-- TASK STATEMENT --
Each line of the material must be repeated precisely, with the pictures left out.

-- EXERCISE MATERIAL --
— start —

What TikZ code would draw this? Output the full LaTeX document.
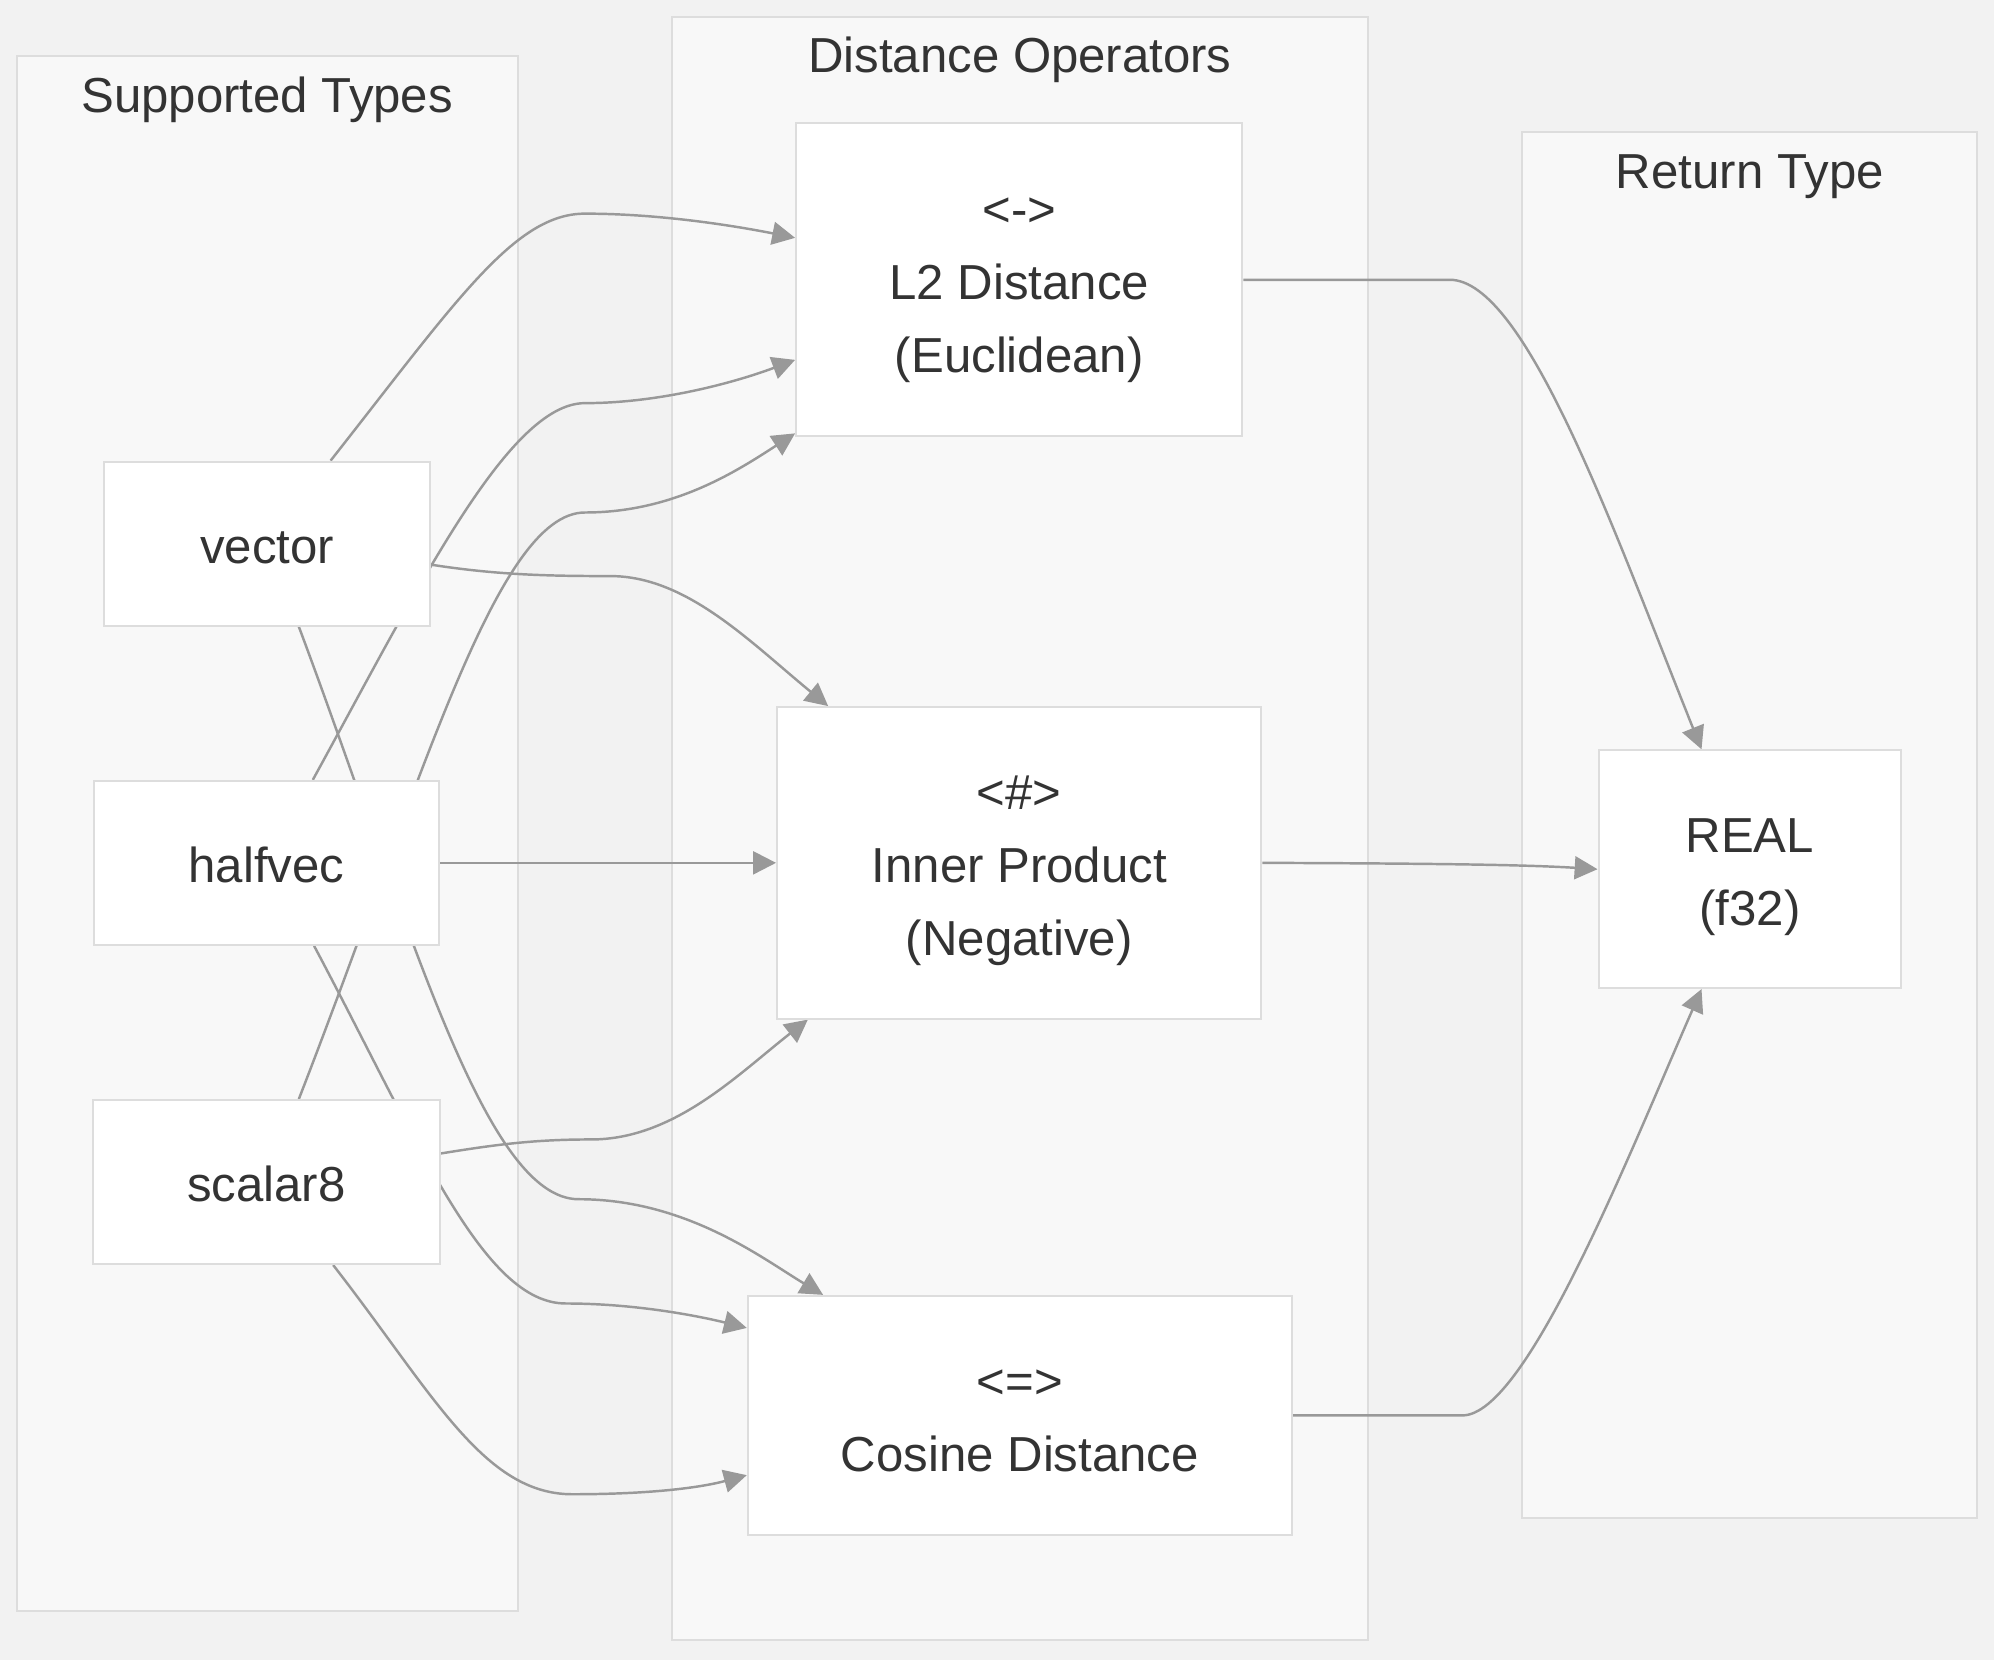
\documentclass[tikz,border=0pt]{standalone}
\usepackage{fontspec}
\setmainfont{Liberation Sans}
\usetikzlibrary{arrows.meta,positioning}
\definecolor{pagebg}{HTML}{F2F2F2}
\definecolor{clfill}{HTML}{F8F8F8}
\definecolor{clline}{HTML}{DDDDDD}
\definecolor{edgec}{HTML}{999999}
\definecolor{txt}{HTML}{333333}
\pgfdeclarelayer{clusters}
\pgfdeclarelayer{edges}
\pgfsetlayers{clusters,edges,main}
\newcommand{\boxtext}[1]{\raisebox{-2.2pt}[\height][\depth]{\begin{tabular}{@{}c@{}}#1\end{tabular}}}
\tikzset{
  cluster/.style={rectangle, draw=clline, fill=clfill, line width=0.9pt, inner sep=0pt},
  ctitle/.style={text=txt, font=\fontsize{22}{26}\selectfont, inner sep=0pt, anchor=base},
  box/.style={rectangle, draw=clline, fill=white, line width=0.9pt, text=txt, font=\fontsize{22}{32.7}\selectfont, inner sep=0pt},
  line/.style={draw=edgec, line width=1.1pt, -{Triangle[length=0.36cm,width=0.36cm]}},
}

\begin{document}
\begin{tikzpicture}[x=0.02cm,y=-0.02cm]
  \useasboundingbox (0,0) rectangle (1568,1305);

  \begin{pgfonlayer}{clusters}
    \fill[pagebg] (0,0) rectangle (1568,1305);
    \node[cluster, minimum width=7.88cm, minimum height=24.46cm] (types) at (210,655.5) {};
    \node[cluster, minimum width=10.96cm, minimum height=25.54cm] (ops) at (802,651.5) {};
    \node[cluster, minimum width=7.16cm, minimum height=21.8cm] (ret) at (1376,649) {};
    \node[ctitle] (typesT) at ([yshift=-0.9cm]types.north) {Supported Types};
    \node[ctitle] (opsT) at ([yshift=-0.9cm]ops.north) {Distance Operators};
    \node[ctitle] (retT) at ([yshift=-0.9cm]ret.north) {Return Type};
  \end{pgfonlayer}

  % input types
  \node[box, minimum width=5.12cm, minimum height=2.58cm] (vector) at (210,427.5) {\boxtext{vector}};
  \node[box, minimum width=5.42cm, minimum height=2.58cm] (halfvec) at (209.5,678.5) {\boxtext{halfvec}};
  \node[box, minimum width=5.46cm, minimum height=2.58cm] (scalar8) at (209.5,929.5) {\boxtext{scalar8}};

  % operators
  \node[box, minimum width=7.02cm, minimum height=4.92cm] (l2) at (801.5,220) {\boxtext{<->\\L2 Distance\\(Euclidean)}};
  \node[box, minimum width=7.62cm, minimum height=4.9cm] (inner) at (801.5,678.5) {\boxtext{<\#>\\Inner Product\\(Negative)}};
  \node[box, minimum width=8.56cm, minimum height=3.76cm] (cosine) at (802,1113) {\boxtext{<=>\\Cosine Distance}};

  % result
  \node[box, minimum width=4.76cm, minimum height=3.74cm] (real) at (1376,683.5) {\boxtext{REAL\\(f32)}};

  \begin{pgfonlayer}{edges}
  \begin{scope}[every path/.style=line]
    \path ([xshift=1cm]vector.north) .. controls (360,235) and (405,168) .. (460,168)
          .. controls (520,168) and (580,178) .. ([yshift=0.66cm]l2.west);
    \path ([yshift=-0.33cm]vector.east) .. controls (390,452) and (430,453) .. (480,453)
          .. controls (540,453) and (590,505) .. ([xshift=0.82cm]inner.north west);
    \path ([xshift=0.5cm]vector.south) .. controls (320,720) and (380,943) .. (455,943)
          .. controls (540,943) and (600,990) .. ([xshift=1.2cm]cosine.north west);

    \path ([xshift=0.73cm]halfvec.north) .. controls (330,460) and (400,317) .. (460,317)
          .. controls (520,317) and (580,300) .. ([yshift=-1.26cm]l2.west);
    \path (halfvec) -- (inner);
    \path ([xshift=0.75cm]halfvec.south) .. controls (330,900) and (380,1025) .. (445,1025)
          .. controls (500,1025) and (550,1035) .. ([yshift=-0.52cm]cosine.north west);

    \path ([xshift=0.51cm]scalar8.north) .. controls (330,620) and (390,403) .. (460,403)
          .. controls (530,403) and (580,370) .. ([yshift=0.06cm]l2.south west);
    \path ([yshift=0.45cm]scalar8.east) .. controls (390,900) and (420,896) .. (465,896)
          .. controls (530,896) and (580,845) .. ([xshift=0.5cm]inner.south west);
    \path ([xshift=1.05cm]scalar8.south) .. controls (340,1095) and (380,1175) .. (450,1175)
          .. controls (510,1175) and (550,1170) .. ([yshift=-0.94cm]cosine.west);

    \path (l2.east) .. controls (1060,220) and (1100,220) .. (1140,220)
          .. controls (1200,220) and (1270,420) .. ([xshift=-0.76cm]real.north);
    \path (inner.east) .. controls (1130,679) and (1200,680) .. (real.west);
    \path (cosine.east) .. controls (1080,1113) and (1110,1113) .. (1150,1113)
          .. controls (1200,1113) and (1280,910) .. ([xshift=-0.76cm]real.south);
  \end{scope}
  \end{pgfonlayer}
\end{tikzpicture}
\end{document}
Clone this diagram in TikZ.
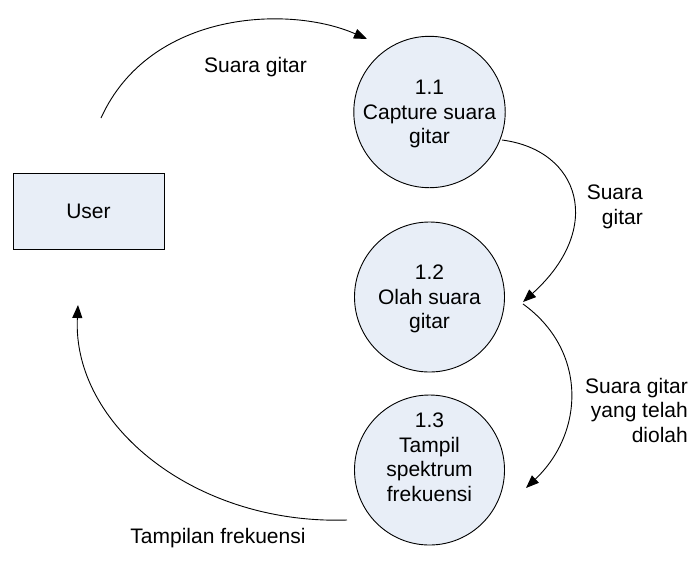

— end —

-- EXERCISE ANSWER --
What TikZ code would draw this? Output the full LaTeX document.
\documentclass[tikz,border=0pt]{standalone}
\usepackage{fontspec}
\setmainfont{Liberation Sans}
\usetikzlibrary{arrows.meta,positioning}
\definecolor{pagebg}{HTML}{F2F2F2}
\definecolor{clfill}{HTML}{F8F8F8}
\definecolor{clline}{HTML}{DDDDDD}
\definecolor{edgec}{HTML}{999999}
\definecolor{txt}{HTML}{333333}
\pgfdeclarelayer{clusters}
\pgfdeclarelayer{edges}
\pgfsetlayers{clusters,edges,main}
\newcommand{\boxtext}[1]{\raisebox{-2.2pt}[\height][\depth]{\begin{tabular}{@{}c@{}}#1\end{tabular}}}
\tikzset{
  cluster/.style={rectangle, draw=clline, fill=clfill, line width=0.9pt, inner sep=0pt},
  ctitle/.style={text=txt, font=\fontsize{22}{26}\selectfont, inner sep=0pt, anchor=base},
  box/.style={rectangle, draw=clline, fill=white, line width=0.9pt, text=txt, font=\fontsize{22}{32.7}\selectfont, inner sep=0pt},
  line/.style={draw=edgec, line width=1.1pt, -{Triangle[length=0.36cm,width=0.36cm]}},
}

\begin{document}
\begin{tikzpicture}[x=0.02cm,y=-0.02cm]
  \useasboundingbox (0,0) rectangle (1568,1305);

  \begin{pgfonlayer}{clusters}
    \fill[pagebg] (0,0) rectangle (1568,1305);
    \node[cluster, minimum width=7.88cm, minimum height=24.46cm] (types) at (210,655.5) {};
    \node[cluster, minimum width=10.96cm, minimum height=25.54cm] (ops) at (802,651.5) {};
    \node[cluster, minimum width=7.16cm, minimum height=21.8cm] (ret) at (1376,649) {};
    \node[ctitle] (typesT) at ([yshift=-0.9cm]types.north) {Supported Types};
    \node[ctitle] (opsT) at ([yshift=-0.9cm]ops.north) {Distance Operators};
    \node[ctitle] (retT) at ([yshift=-0.9cm]ret.north) {Return Type};
  \end{pgfonlayer}

  % input types
  \node[box, minimum width=5.12cm, minimum height=2.58cm] (vector) at (210,427.5) {\boxtext{vector}};
  \node[box, minimum width=5.42cm, minimum height=2.58cm] (halfvec) at (209.5,678.5) {\boxtext{halfvec}};
  \node[box, minimum width=5.46cm, minimum height=2.58cm] (scalar8) at (209.5,929.5) {\boxtext{scalar8}};

  % operators
  \node[box, minimum width=7.02cm, minimum height=4.92cm] (l2) at (801.5,220) {\boxtext{<->\\L2 Distance\\(Euclidean)}};
  \node[box, minimum width=7.62cm, minimum height=4.9cm] (inner) at (801.5,678.5) {\boxtext{<\#>\\Inner Product\\(Negative)}};
  \node[box, minimum width=8.56cm, minimum height=3.76cm] (cosine) at (802,1113) {\boxtext{<=>\\Cosine Distance}};

  % result
  \node[box, minimum width=4.76cm, minimum height=3.74cm] (real) at (1376,683.5) {\boxtext{REAL\\(f32)}};

  \begin{pgfonlayer}{edges}
  \begin{scope}[every path/.style=line]
    \path ([xshift=1cm]vector.north) .. controls (360,235) and (405,168) .. (460,168)
          .. controls (520,168) and (580,178) .. ([yshift=0.66cm]l2.west);
    \path ([yshift=-0.33cm]vector.east) .. controls (390,452) and (430,453) .. (480,453)
          .. controls (540,453) and (590,505) .. ([xshift=0.82cm]inner.north west);
    \path ([xshift=0.5cm]vector.south) .. controls (320,720) and (380,943) .. (455,943)
          .. controls (540,943) and (600,990) .. ([xshift=1.2cm]cosine.north west);

    \path ([xshift=0.73cm]halfvec.north) .. controls (330,460) and (400,317) .. (460,317)
          .. controls (520,317) and (580,300) .. ([yshift=-1.26cm]l2.west);
    \path (halfvec) -- (inner);
    \path ([xshift=0.75cm]halfvec.south) .. controls (330,900) and (380,1025) .. (445,1025)
          .. controls (500,1025) and (550,1035) .. ([yshift=-0.52cm]cosine.north west);

    \path ([xshift=0.51cm]scalar8.north) .. controls (330,620) and (390,403) .. (460,403)
          .. controls (530,403) and (580,370) .. ([yshift=0.06cm]l2.south west);
    \path ([yshift=0.45cm]scalar8.east) .. controls (390,900) and (420,896) .. (465,896)
          .. controls (530,896) and (580,845) .. ([xshift=0.5cm]inner.south west);
    \path ([xshift=1.05cm]scalar8.south) .. controls (340,1095) and (380,1175) .. (450,1175)
          .. controls (510,1175) and (550,1170) .. ([yshift=-0.94cm]cosine.west);

    \path (l2.east) .. controls (1060,220) and (1100,220) .. (1140,220)
          .. controls (1200,220) and (1270,420) .. ([xshift=-0.76cm]real.north);
    \path (inner.east) .. controls (1130,679) and (1200,680) .. (real.west);
    \path (cosine.east) .. controls (1080,1113) and (1110,1113) .. (1150,1113)
          .. controls (1200,1113) and (1280,910) .. ([xshift=-0.76cm]real.south);
  \end{scope}
  \end{pgfonlayer}
\end{tikzpicture}
\end{document}
Clone this diagram in TikZ.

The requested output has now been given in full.